A multi-layered dataset from sewage across five European cities in an SQL database.
We present a comprehensive dataset originating from our longitudinal sewage surveillance in five European cities: Copenhagen, Rotterdam, Budapest, Rome and Bologna over 9-19 months with variable time frames between the cities (2019-2021). This includes the data from shotgun metagenomic sequencing and qPCR (for pathogens) done on 230 samples (qpcr.csv, qpcr_primers.csv), as well as Hi-C sequencing and analysis results for 24 samples (proximeta-csv).
The metadata (meta_location.csv) provided comprises GPS coordinates, the names of the sewage treatment plants, and, for some cities, temperature and pH measurements etc.
The dataset incorporates outputs of bioinformatic analyses of short-read metagenomic sequencing, including abundances of ARGs on gene and class level (resfinder_gene_abundance.csv, resfinder_class_abundance.csv), along with tables containing which gene belongs to which AMR class (resfinder_gene_class.csv) and phenotype (resfinder_gene_phenotype.csv). Abundances of different taxa obtained through reference-based classification of sequencing reads (genomic_phylum_abundance.csv, genomic_class_abundance.csv, genomic_order_abundance.csv, genomic_family_abundance.csv, genomic_genus_abundance.csv, genomic_species_abundance.csv) are also available.

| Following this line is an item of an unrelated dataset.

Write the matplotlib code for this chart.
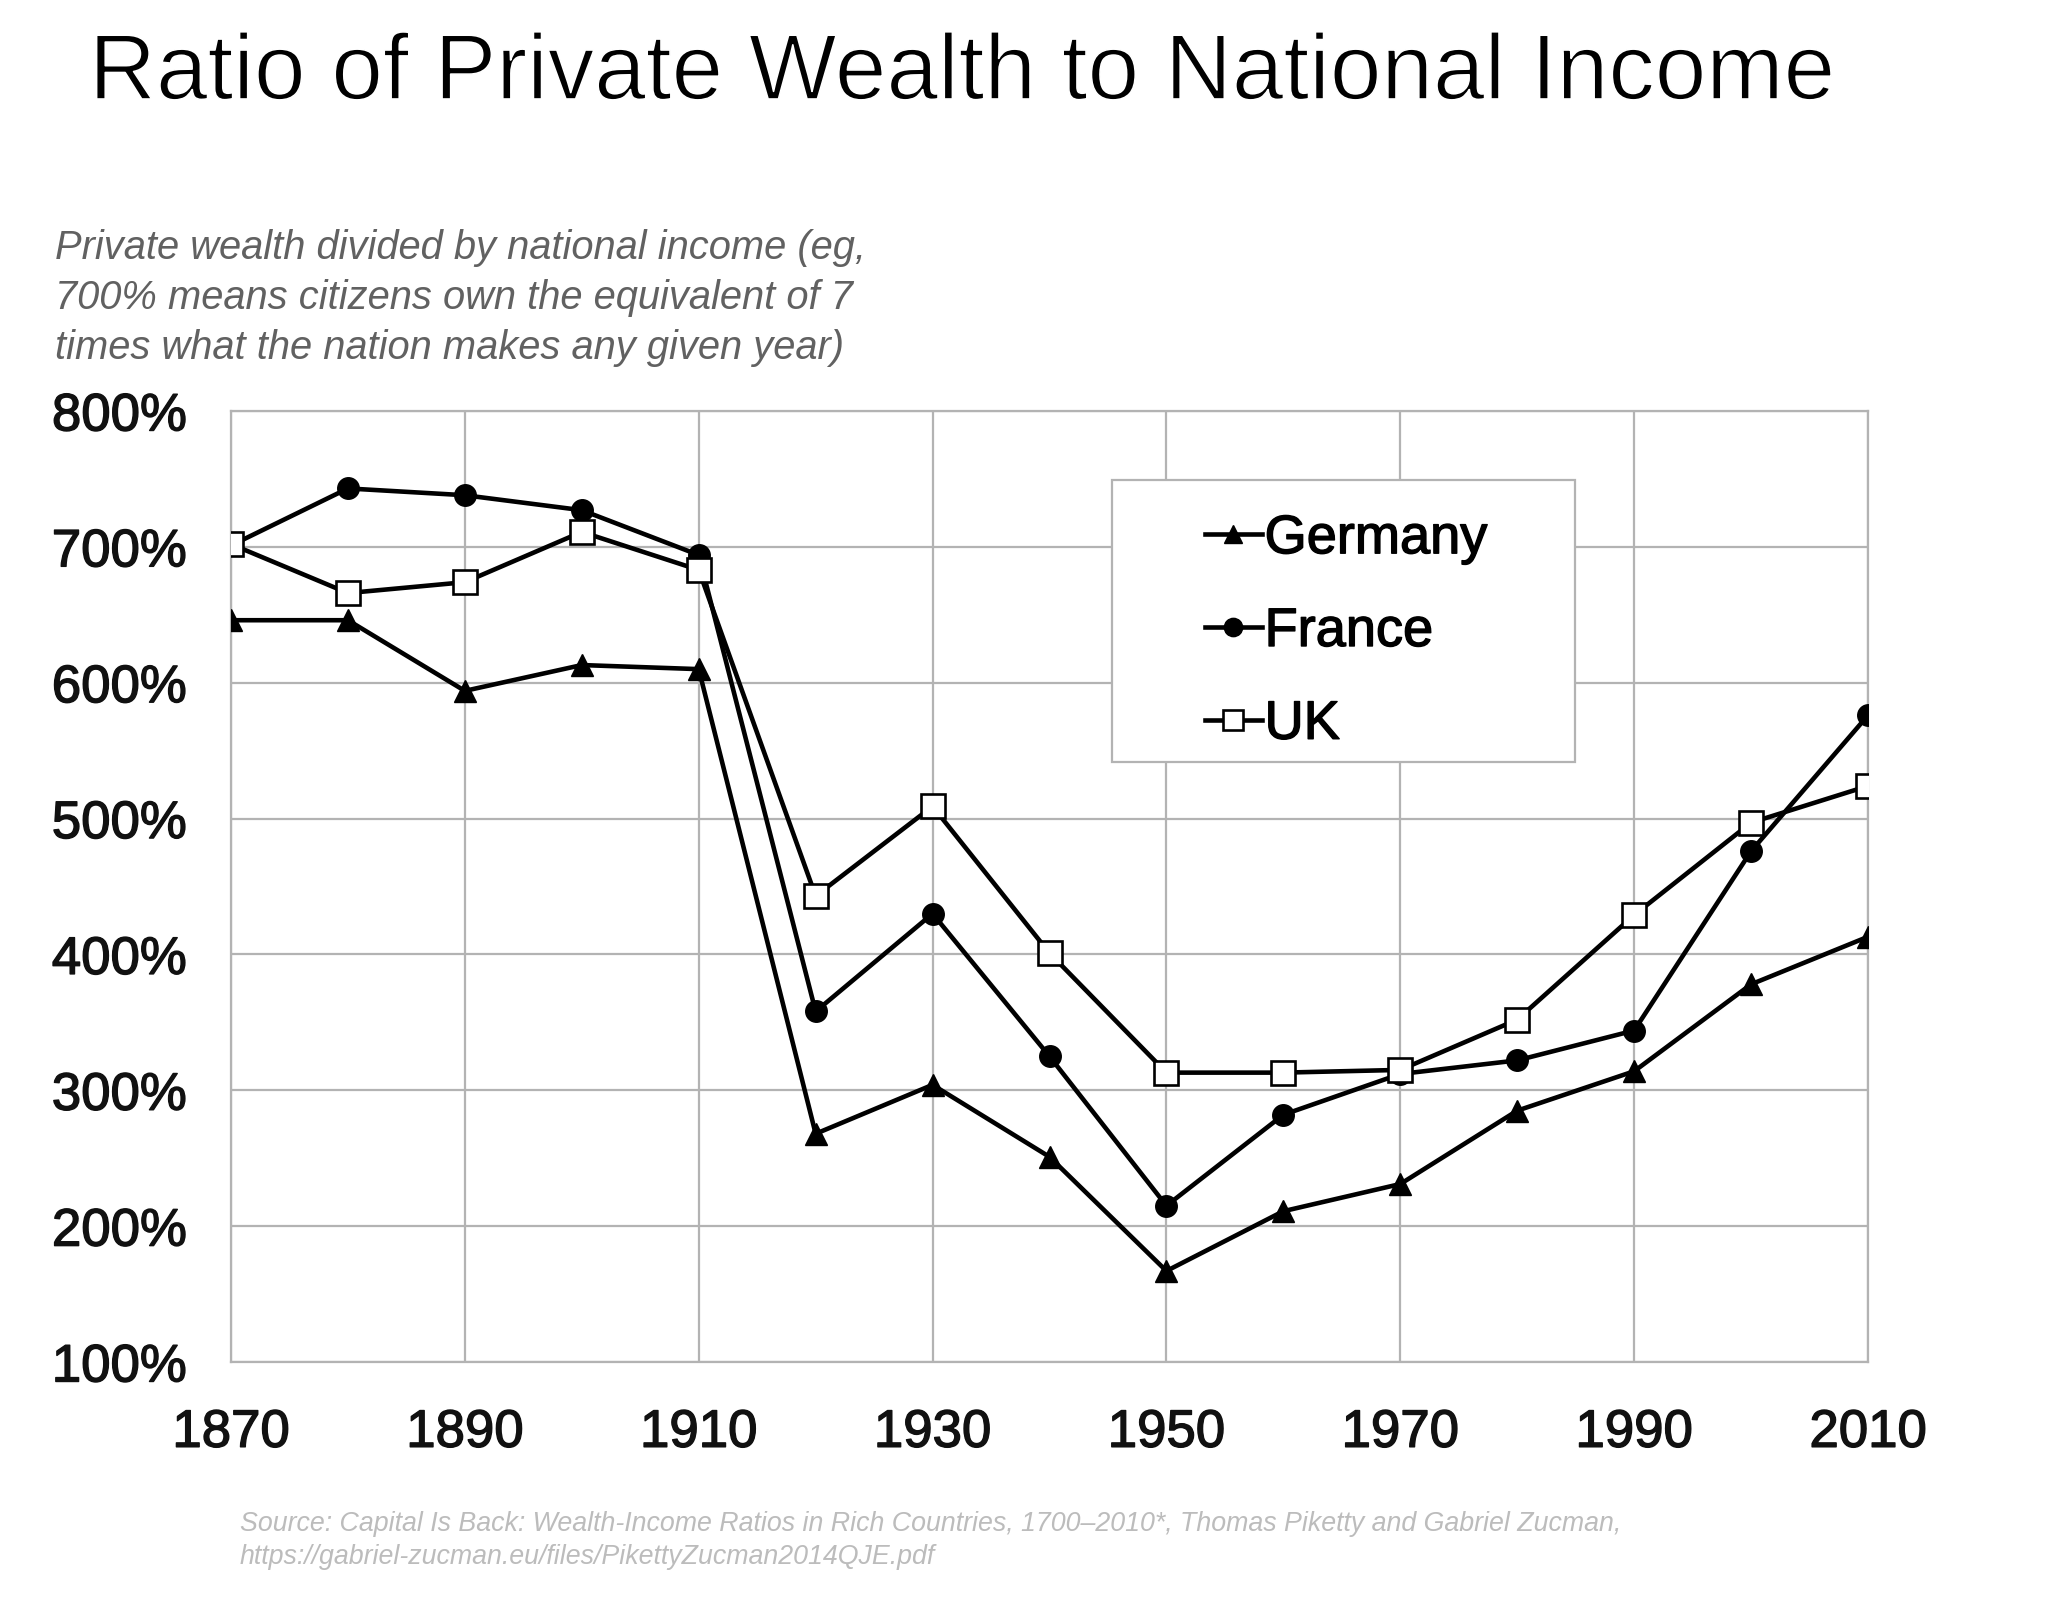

Metagenomic assemblies are presented in the form of binned contigs with basic information and potential source (binned_contigs.csv), abundances in each sample for each contig (numbases_bins_derepMAGs_allcities_with_repl.csv), and metagenome-assembled genomes (MAGs), accompanied by relevant quality assessments (mag_checkm2.csv) and annotations (gene_annotation.csv).